Chilling Video Reminds Parents Their Kids Aren’t Safe From Sexual Abuse

A new campaign asks Indian citizens to put a ‘full stop’ to child sexual abuse.
Sep 24, 2015·
Samantha Cowan is an associate editor for culture.

A favorite teacher. A beloved relative. A trusted coach. Child sexual abuse can happen anywhere, and that’s just what this PSA from the Full Stop campaign hopes to convey to parents.

“Children are not safe even in so-called safe havens like our homes, schools, and gyms,” reads the video’s description.

The video is part of the Full Stop campaign launched Thursday to raise awareness about child sexual abuse in India. Part of the ongoing work of Nobel Laureate Kailash Satyarthi’s Bachpan Bachao Andolan or Save Childhood Movement, Full Stop has branded itself as India’s first comprehensive online platform supporting survivors and offering resources to families.

The first video is titled “Listen,” but it urges parents to try to hear what their children can’t say, as “they may be trying to tell you something either by…drawings, or their behavioral changes.”

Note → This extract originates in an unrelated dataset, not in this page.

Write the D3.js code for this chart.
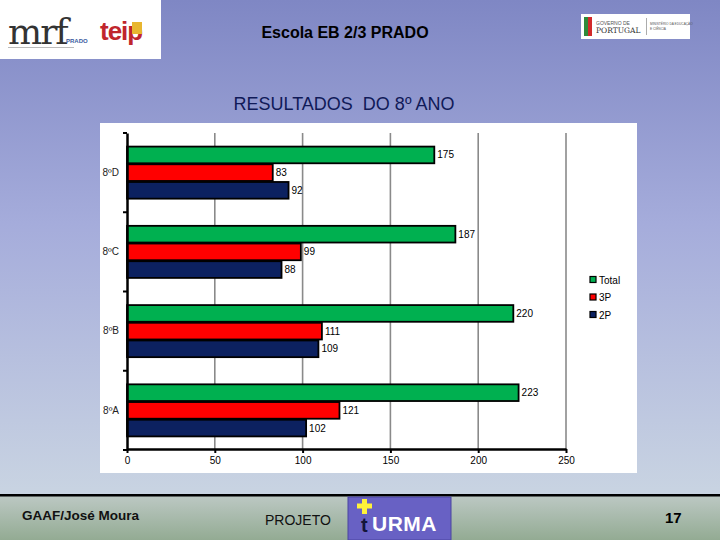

Approximately two children are abused every hour, with 20,000 reported cases in India every year, according to the campaign’s figures. The real number is likely much higher. In a 2007 survey conducted by the Indian government of nearly 12,500 children across the country, more than 40 percent reported instances of sexual abuse. And of course, child sexual abuse isn’t limited to India. A 2013 report—which combed through 55 studies from 24 countries—found that roughly 20 percent of girls and 10 percent of boys suffered sexual abuse. Those numbers hold true in the U.S., with 20 percent of adult women and 5 to 10 percent of adult men recalling instances of sexual abuse, according to the National Center for Victims of Crime.

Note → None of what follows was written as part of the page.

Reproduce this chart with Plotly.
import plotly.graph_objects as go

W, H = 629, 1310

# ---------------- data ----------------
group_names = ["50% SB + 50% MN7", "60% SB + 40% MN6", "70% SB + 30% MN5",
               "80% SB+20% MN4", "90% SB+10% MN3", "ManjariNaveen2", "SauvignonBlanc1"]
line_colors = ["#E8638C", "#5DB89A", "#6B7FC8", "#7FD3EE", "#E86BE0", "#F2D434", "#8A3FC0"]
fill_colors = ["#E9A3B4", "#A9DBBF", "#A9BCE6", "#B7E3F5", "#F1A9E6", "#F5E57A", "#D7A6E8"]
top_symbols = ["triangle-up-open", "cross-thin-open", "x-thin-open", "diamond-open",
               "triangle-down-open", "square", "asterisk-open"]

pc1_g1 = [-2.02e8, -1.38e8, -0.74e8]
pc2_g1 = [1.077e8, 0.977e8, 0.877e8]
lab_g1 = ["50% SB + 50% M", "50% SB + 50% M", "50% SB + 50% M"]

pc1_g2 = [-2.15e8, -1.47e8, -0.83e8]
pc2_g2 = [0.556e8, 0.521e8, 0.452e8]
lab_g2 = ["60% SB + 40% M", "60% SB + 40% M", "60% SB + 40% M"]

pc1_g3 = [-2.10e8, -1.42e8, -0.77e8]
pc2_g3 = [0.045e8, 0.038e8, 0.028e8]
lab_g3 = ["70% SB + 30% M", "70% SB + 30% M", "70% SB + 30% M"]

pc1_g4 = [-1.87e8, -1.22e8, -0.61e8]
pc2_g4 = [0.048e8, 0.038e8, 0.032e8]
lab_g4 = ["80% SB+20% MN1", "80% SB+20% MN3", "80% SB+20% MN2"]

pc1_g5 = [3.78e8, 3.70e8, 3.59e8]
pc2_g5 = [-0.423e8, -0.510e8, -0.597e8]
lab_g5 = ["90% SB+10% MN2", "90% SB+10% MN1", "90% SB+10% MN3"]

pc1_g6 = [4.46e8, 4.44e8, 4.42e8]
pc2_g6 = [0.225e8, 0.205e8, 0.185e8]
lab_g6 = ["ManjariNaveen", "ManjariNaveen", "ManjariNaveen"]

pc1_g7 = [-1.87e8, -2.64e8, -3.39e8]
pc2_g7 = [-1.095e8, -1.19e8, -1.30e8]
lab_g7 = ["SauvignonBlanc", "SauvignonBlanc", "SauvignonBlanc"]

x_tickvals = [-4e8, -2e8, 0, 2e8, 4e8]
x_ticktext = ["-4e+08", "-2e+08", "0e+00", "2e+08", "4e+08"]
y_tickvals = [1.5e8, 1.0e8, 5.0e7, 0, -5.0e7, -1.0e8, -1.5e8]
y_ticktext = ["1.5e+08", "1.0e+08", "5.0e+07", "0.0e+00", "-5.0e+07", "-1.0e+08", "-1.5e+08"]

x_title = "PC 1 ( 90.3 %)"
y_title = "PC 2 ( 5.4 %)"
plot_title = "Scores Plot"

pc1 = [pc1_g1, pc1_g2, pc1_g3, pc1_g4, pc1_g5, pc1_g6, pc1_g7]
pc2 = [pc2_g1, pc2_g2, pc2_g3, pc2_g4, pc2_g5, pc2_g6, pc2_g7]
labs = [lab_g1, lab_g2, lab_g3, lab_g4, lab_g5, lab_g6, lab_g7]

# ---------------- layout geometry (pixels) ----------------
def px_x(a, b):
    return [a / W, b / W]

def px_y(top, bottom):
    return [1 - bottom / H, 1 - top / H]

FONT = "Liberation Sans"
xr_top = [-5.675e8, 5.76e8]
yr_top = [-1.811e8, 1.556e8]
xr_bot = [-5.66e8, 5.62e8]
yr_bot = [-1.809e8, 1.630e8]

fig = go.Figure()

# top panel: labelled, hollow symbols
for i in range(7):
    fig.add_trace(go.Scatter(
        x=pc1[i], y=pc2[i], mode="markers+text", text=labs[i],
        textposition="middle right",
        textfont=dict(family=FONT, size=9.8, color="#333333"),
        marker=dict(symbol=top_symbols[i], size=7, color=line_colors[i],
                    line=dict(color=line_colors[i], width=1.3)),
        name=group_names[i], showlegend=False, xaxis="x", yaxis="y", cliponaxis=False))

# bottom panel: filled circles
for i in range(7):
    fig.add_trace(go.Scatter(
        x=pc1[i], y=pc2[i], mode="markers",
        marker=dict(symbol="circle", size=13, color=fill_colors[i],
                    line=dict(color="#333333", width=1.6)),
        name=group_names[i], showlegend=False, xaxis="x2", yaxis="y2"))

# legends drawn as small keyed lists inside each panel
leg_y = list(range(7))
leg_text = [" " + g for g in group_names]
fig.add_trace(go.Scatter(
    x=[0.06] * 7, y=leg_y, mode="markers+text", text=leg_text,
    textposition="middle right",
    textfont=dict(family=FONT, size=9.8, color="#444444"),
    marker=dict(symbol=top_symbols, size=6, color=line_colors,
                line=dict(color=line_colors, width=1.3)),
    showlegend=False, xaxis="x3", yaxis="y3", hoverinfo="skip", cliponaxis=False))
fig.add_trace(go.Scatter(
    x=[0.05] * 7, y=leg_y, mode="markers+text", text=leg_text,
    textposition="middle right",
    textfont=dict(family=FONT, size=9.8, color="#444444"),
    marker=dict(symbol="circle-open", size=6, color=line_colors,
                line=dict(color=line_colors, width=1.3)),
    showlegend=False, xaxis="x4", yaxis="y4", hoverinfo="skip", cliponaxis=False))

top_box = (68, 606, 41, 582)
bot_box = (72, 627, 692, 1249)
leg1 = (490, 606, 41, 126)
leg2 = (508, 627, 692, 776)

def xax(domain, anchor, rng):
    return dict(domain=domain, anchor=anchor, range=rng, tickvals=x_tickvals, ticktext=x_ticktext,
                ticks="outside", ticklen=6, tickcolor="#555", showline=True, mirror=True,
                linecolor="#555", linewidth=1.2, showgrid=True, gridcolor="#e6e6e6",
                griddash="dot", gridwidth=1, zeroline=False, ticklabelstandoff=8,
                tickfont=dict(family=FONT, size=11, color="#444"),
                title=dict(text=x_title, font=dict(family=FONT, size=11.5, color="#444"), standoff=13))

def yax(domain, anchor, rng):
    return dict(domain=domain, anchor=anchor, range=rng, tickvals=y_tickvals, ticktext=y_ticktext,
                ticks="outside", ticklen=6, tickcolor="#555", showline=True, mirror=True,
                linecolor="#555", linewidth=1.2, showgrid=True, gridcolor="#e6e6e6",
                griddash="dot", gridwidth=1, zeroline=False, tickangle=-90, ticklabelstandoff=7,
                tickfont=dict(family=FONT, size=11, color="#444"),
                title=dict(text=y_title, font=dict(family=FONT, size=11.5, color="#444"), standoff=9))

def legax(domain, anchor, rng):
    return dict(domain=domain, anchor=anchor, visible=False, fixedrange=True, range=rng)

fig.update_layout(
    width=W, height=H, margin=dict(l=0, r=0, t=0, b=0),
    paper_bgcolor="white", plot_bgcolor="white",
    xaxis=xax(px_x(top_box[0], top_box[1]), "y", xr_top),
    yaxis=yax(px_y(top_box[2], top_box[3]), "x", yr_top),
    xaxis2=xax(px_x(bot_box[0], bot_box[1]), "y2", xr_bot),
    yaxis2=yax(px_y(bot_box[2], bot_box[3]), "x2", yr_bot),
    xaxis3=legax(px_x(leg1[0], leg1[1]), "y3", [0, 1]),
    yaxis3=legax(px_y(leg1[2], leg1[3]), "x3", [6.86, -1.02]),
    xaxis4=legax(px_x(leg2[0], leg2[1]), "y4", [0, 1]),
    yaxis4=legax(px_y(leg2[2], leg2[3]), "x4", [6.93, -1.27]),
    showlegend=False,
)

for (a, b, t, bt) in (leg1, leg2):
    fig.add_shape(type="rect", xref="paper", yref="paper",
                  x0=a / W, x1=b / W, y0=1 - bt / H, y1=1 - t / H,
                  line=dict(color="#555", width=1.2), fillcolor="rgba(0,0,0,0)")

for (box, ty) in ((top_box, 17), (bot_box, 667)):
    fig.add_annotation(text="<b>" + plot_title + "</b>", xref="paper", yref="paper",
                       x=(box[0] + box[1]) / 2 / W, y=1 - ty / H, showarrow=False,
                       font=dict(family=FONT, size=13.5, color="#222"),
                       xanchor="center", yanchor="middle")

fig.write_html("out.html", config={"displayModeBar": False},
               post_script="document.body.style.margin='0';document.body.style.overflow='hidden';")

Across the globe, many children do not come forward about abuse, often because they are manipulated, confused, or—if they know their abuser, like the fictional boy in the video—to protect their abuser. In India, that secrecy is exacerbated by a fear that their community may shun them if they come forward. Human Rights Watch reports that even when children do speak out, police officers often encourage families not to press charges in order to keep the family’s dignity intact.

The Full Stop campaign is working to remove that social stigma by breaking the silence around sexual abuse. As child victims and adult survivors can find support systems through the program, supporters are encouraged to post pictures of a hand painted red, calling for a “full stop” to child sexual abuse.